– Вот почему я Епифана прогуливаю, сейчас кефиром обливать стану.
Анька застыла с раскрытым ртом, а меня согнуло пополам от хохота.
– Смешно тебе, – проблеяла Григорьева, – очень весело! Прямо уржаться!
Потом она развернулась и убежала, а я, всхлипывая и утирая выступившие на глазах слезы, пошла домой. Эх, не надо было врать про кефир. Анька-то вначале поверила в жирнюгу, следовало помучить ее подольше, только Григорьева, услышав про кефир, мигом поняла: ее дурачат.
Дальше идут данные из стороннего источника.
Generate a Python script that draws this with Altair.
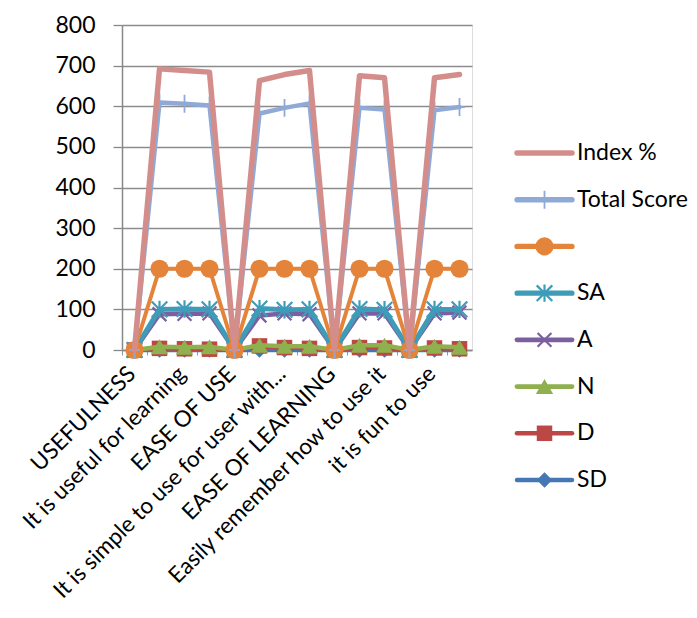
import altair as alt
import pandas as pd

categories = [
    "USEFULNESS", "It helps me be more effective", "It is useful for learning",
    "It saves me time", "EASE OF USE", "It is easy to use",
    "It is simple to use for user with...", "It requires few steps",
    "EASE OF LEARNING", "I learned to use it quickly",
    "Easily remember how to use it", "SATISFACTION", "it is fun to use",
    "I am satisfied with it",
]
shown_labels = categories[::2]

index_pct = [0, 692, 688, 684, 0, 663, 678, 688, 0, 675, 670, 0, 670, 678]
total_score = [0, 609, 606, 602, 0, 582, 596, 607, 0, 596, 592, 0, 590, 598]
respondents = [0, 200, 200, 200, 0, 200, 200, 200, 0, 200, 200, 0, 200, 200]
sa = [0, 100, 101, 100, 0, 102, 99, 100, 0, 101, 99, 0, 100, 100]
a = [0, 88, 89, 90, 0, 85, 90, 88, 0, 90, 90, 0, 90, 92]
n = [0, 8, 7, 8, 0, 12, 9, 9, 0, 12, 12, 0, 9, 7]
d = [0, 4, 3, 2, 0, 10, 6, 4, 0, 6, 5, 0, 5, 3]
sd = [0, 0, 0, 0, 0, 0, 0, 0, 0, 0, 0, 0, 0, 0]

legend_keys = ["Index %", "Total Score", "blank", "SA", "A", "N", "D", "SD"]
legend_labels = ["Index %", "Total Score", "", "SA", "A", "N", "D", "SD"]
colors = ["#D38E8C", "#8FAAD6", "#E3843A", "#3F9CB8", "#7B5FA0", "#8FB04E", "#BB4845", "#4677B5"]

series_values = {
    "Index %": index_pct, "Total Score": total_score, "blank": respondents,
    "SA": sa, "A": a, "N": n, "D": d, "SD": sd,
}

rows = []
for k, vals in series_values.items():
    for c, v in zip(categories, vals):
        rows.append({"key": k, "category": c, "value": v})
df = pd.DataFrame(rows)
legend_df = pd.DataFrame({"key": legend_keys, "label": legend_labels})

FONT = "Lato"
FS_Y = 23
FS_X = 22.5
FS = 23
STAR = "M0,-1V1M-0.9,-0.9L0.9,0.9M-0.9,0.9L0.9,-0.9"
XMARK = "M-1,-1L1,1M-1,1L1,-1"
PLUS = "M0,-1V1M-0.6,0H0.6"

markers = {
    "Index %": None,
    "Total Score": dict(shape=PLUS, size=320, filled=False, strokeWidth=1.8),
    "blank": dict(shape="circle", size=330, filled=True),
    "SA": dict(shape=STAR, size=300, filled=False, strokeWidth=2.2),
    "A": dict(shape=XMARK, size=190, filled=False, strokeWidth=2.2),
    "N": dict(shape="triangle-up", size=300, filled=True),
    "D": dict(shape="square", size=240, filled=True),
    "SD": dict(shape="diamond", size=240, filled=True),
}
widths = {"Index %": 5.5, "Total Score": 4.5, "blank": 4, "SA": 5, "A": 4.5,
          "N": 4.5, "D": 4.5, "SD": 4.5}

color = alt.Color("key:N", scale=alt.Scale(domain=legend_keys, range=colors), legend=None)
x_enc = alt.X(
    "category:N", sort=categories, title=None,
    scale=alt.Scale(type="band", paddingInner=0, paddingOuter=0, domain=categories),
    axis=alt.Axis(values=shown_labels, labelAngle=-45, labelAlign="right",
                  labelBaseline="middle", labelFontSize=FS_X, labelFont=FONT,
                  labelColor="black", labelPadding=15, labelOffset=-3,
                  tickBand="extent", tickSize=5, tickColor="#999999",
                  domainColor="#888888", domainWidth=1.5, labelOverlap=False,
                  labelLimit=500),
)
y_enc = alt.Y(
    "value:Q", title=None,
    scale=alt.Scale(domain=[0, 800], nice=False),
    axis=alt.Axis(values=list(range(0, 801, 100)), labelFontSize=FS_Y, labelFont=FONT,
                  labelColor="black", labelPadding=18, tickSize=9,
                  tickColor="#888888", domainColor="#888888", domainWidth=1.5,
                  gridColor="#8C8C8C", gridWidth=1.3, tickWidth=1.3),
)

draw_order = ["SD", "D", "N", "A", "SA", "blank", "Total Score", "Index %"]
main_layers = []
for k in draw_order:
    base = alt.Chart(df).transform_filter(alt.datum.key == k)
    main_layers.append(
        base.mark_line(strokeWidth=widths[k], strokeJoin="round", strokeCap="round")
        .encode(x=x_enc, y=y_enc, color=color)
    )
    m = markers[k]
    if m:
        main_layers.append(
            base.mark_point(opacity=1, **m).encode(x=x_enc, y=y_enc, color=color)
        )
main = alt.layer(*main_layers)

leg_y = alt.Y("key:N", scale=alt.Scale(type="point", domain=legend_keys,
                                        range=[128, 455], padding=0), axis=None)
leg_base = alt.Chart(legend_df)
legend_layers = [
    leg_base.mark_rule(strokeCap="round").encode(
        x=alt.value(395), x2=alt.value(450), y=leg_y, color=color,
        strokeWidth=alt.StrokeWidth("key:N", scale=alt.Scale(domain=legend_keys,
            range=[widths[k] for k in legend_keys]), legend=None)),
    leg_base.mark_text(align="left", baseline="middle", fontSize=FS, font=FONT,
                       color="black").encode(x=alt.value(455), y=leg_y, text="label:N"),
]
for k in legend_keys:
    m = markers[k]
    if m:
        legend_layers.append(
            leg_base.transform_filter(alt.datum.key == k)
            .mark_point(opacity=1, **m)
            .encode(x=alt.value(422.5), y=leg_y, color=color)
        )
legend = alt.layer(*legend_layers)

chart = (
    alt.layer(main, legend)
    .resolve_scale(y="independent")
    .properties(width=350, height=325,
                autosize=alt.AutoSizeParams(type="none"),
                padding={"left": 114, "top": 17, "right": 216, "bottom": 259})
    .configure_view(stroke=None)
    .configure(background="white")
)

chart.save("out.html", embed_options={"renderer": "svg", "actions": False})
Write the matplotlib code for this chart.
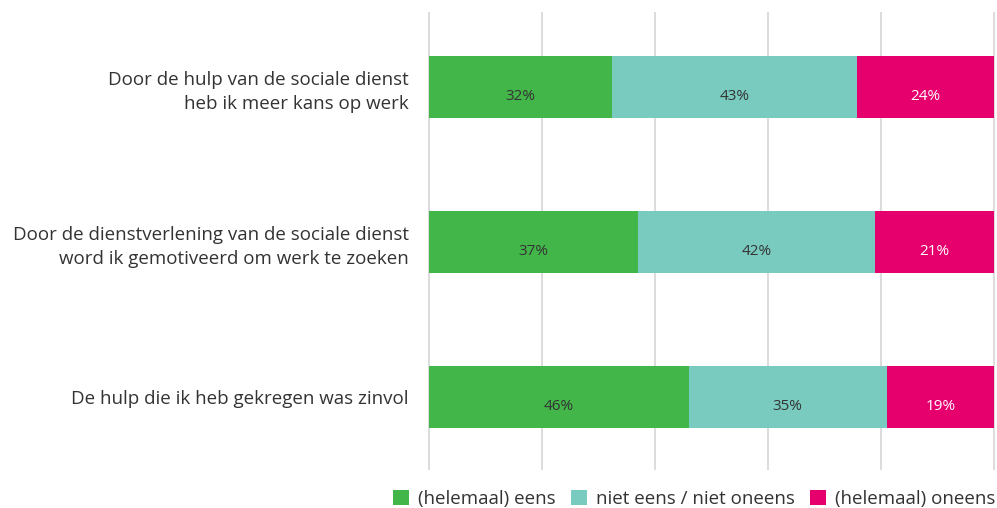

Вечером сначала пришли дети, потом примчался Костин.
– Ты обещал быть в семь, – напомнила я Вовке, – мясо в духовке перестояло, сейчас уже полвосьмого, нельзя было вовремя явиться?
– Да я подъехал в шесть пятьдесят, – ответил приятель, – но во дворе застрял, никак в подъезд войти не мог! Народ стеной стоял!
– Почему? – удивилась я.
– Аню Григорьеву в психушку увозили, – вздохнул Костя, – прямо беда! Представляешь, она вышла во двор в халате, не успели бабки удивиться, как Анька из него выскользнула, вытащила из сумки пакет с кефиром и давай обливаться. Народ вначале офигел, а потом попытался ее домой отправить. Она не давалась, кричала: «Отстаньте, я жирнюгу смываю! Это заразно!» Надо же, молодая еще, а из ума выжила.
Я обомлела, потом бросилась к двери.
– Эй, ты куда? – насторожился Костин.
– К Мишке, мужу Ани, – крикнула я, – мне надо срочно с врачом больницы, куда Григорьеву повезли, поговорить!
Ну кто бы мог подумать, что Аня мне поверит?
Теперь надо выручать ее из психушки! Да уж, умным человеком можно стать, выучиться, почитав всякие книги, а дурак – это талант, дураком надо родиться.